A public servant at the centre of an investigation into alleged bureaucratic corruption has admitted he accepted cash and gifts in exchange for awarding multiple contracts and expressed surprise that he got away with the shonky deals he was making for so long.
Barry Wells, a project officer with Public Transport Victoria who is alleged to have awarded $25 million in public money to family businesses he set up with a former colleague, made the unexpected admission while giving evidence on Monday at the first public hearing of the state's Independent Broad-Based Anti-Corruption Commission.
Mr Wells had previously denied allegations that he and his former colleague Albert Ooi had corrupted the department's tendering processes and shared personal profits of about $3 million, but told the hearing: "I'm as responsible for what's happened as Mr Ooi. I think there's this term they use that there's no honour among thieves.''
The admission followed days of detailed evidence presented to the IBAC investigation that Mr Wells and Mr Ooi effectively ran numerous family owned businesses to which they awarded lucrative contracts, and colluded over seven years between 2006 and 2013 to keep the alleged scam going.
The contracts were for infrastructure projects, including the installation of bus stops and building railway station car parks. The pair spent the money on a range of luxury goods, including two properties in the Philippines, a grand piano and jet skis. The hearing previously saw covert footage filmed late last year of Mr Ooi handing Mr Wells an envelope containing up to $30,000, outside Public Transport Victoria's Docklands headquarters.
Mr Wells told the hearing he thought the pair's deception was set to be exposed in 2010 when a procurement officer within the department noticed that he had been giving Mr Ooi's son, Andrew, contract work under the false name Andrew Yi.
But Mr Wells said his manager at the department, Sergio Lacchiana, accepted on face value his claims of ignorance regarding the family link.
"I think if he was really concerned he would have pushed it forward but ... we were doing so much work through the thing Serge [Lacchiana] was pretty trusting, I suppose,'' he said.

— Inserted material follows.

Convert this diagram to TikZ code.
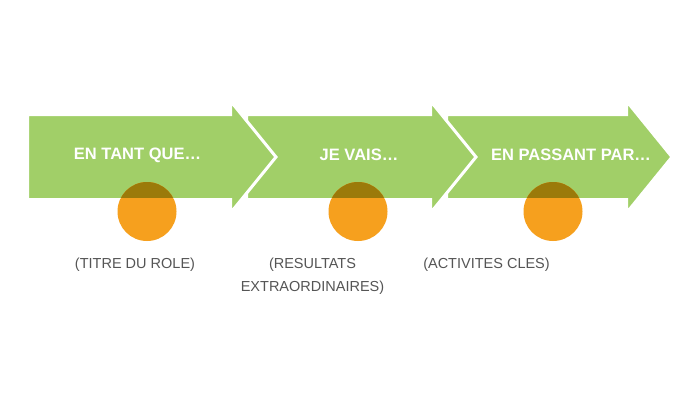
\documentclass[tikz,border=0pt]{standalone}
\usepackage{fontspec}
\setmainfont{Liberation Sans}
\definecolor{arrowgreen}{RGB}{161,207,104}
\definecolor{dotorange}{RGB}{246,160,30}
\definecolor{dotdark}{RGB}{155,122,10}
\definecolor{labelgray}{RGB}{85,85,85}
\tikzset{
  arrowshape/.style={fill=arrowgreen, draw=white, line width=3pt, line join=miter},
  steptext/.style={text=white, font=\fontsize{16.5}{19}\selectfont\bfseries, inner sep=0pt},
  labeltext/.style={text=labelgray, font=\fontsize{14.5}{23}\selectfont, align=center, inner sep=0pt},
}
\begin{document}
\begin{tikzpicture}[x=1pt,y=-1pt]
\useasboundingbox[fill=white] (0,0) rectangle (700,401);
% arrows, drawn from last to first so each tip lies over the next body
\draw[arrowshape] (446.5,114.5) -- (626.5,114.5) -- (626.5,101) -- (672,157) -- (626.5,213) -- (626.5,199.5) -- (446.5,199.5) -- cycle;
\draw[arrowshape] (246.5,114.5) -- (430.5,114.5) -- (430.5,101) -- (476,157) -- (430.5,213) -- (430.5,199.5) -- (246.5,199.5) -- cycle;
\draw[arrowshape] (27.5,114.5) -- (230.5,114.5) -- (230.5,101) -- (276,157) -- (230.5,213) -- (230.5,199.5) -- (27.5,199.5) -- cycle;
% circles
\foreach \cx in {147,358,553}{
  \fill[dotorange] (\cx,211.5) circle[radius=29.5];
  \begin{scope}
    \clip (\cx,211.5) circle[radius=29.5];
    \fill[dotdark] (\cx-31,170) rectangle (\cx+31,198);
  \end{scope}
}
% step texts
\node[steptext] (t1) at (137.5,155) {EN TANT QUE…};
\node[steptext] (t2) at (359,155) {JE VAIS…};
\node[steptext] (t3) at (571,155) {EN PASSANT PAR…};
% labels
\node[labeltext, anchor=base] (l1) at (135,268) {(TITRE DU ROLE)};
\node[labeltext, anchor=base] (l2) at (312.5,291) {(RESULTATS\\EXTRAORDINAIRES)};
\node[labeltext, anchor=base] (l3) at (486.5,268) {(ACTIVITES CLES)};
\end{tikzpicture}
\end{document}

Mr Wells said the fact he was able to continue taking cash for contracts after the discovery indicated the department lacked strong checks and balances regarding the integrity of its tendering processes.
''You're on this treadmill and it's continually going and then something like this comes up - it's like a big pothole in the road," he said.
"But it turned out one that you managed to get over in this case?," said Ted Woodward SC, counsel assisting IBAC.
"That's correct,'' Mr Wells said. "Had there been maybe a different process at finance this would have brought up alarm bells and this would have been all over."
The investigation, dubbed Operation Fitzroy, continues.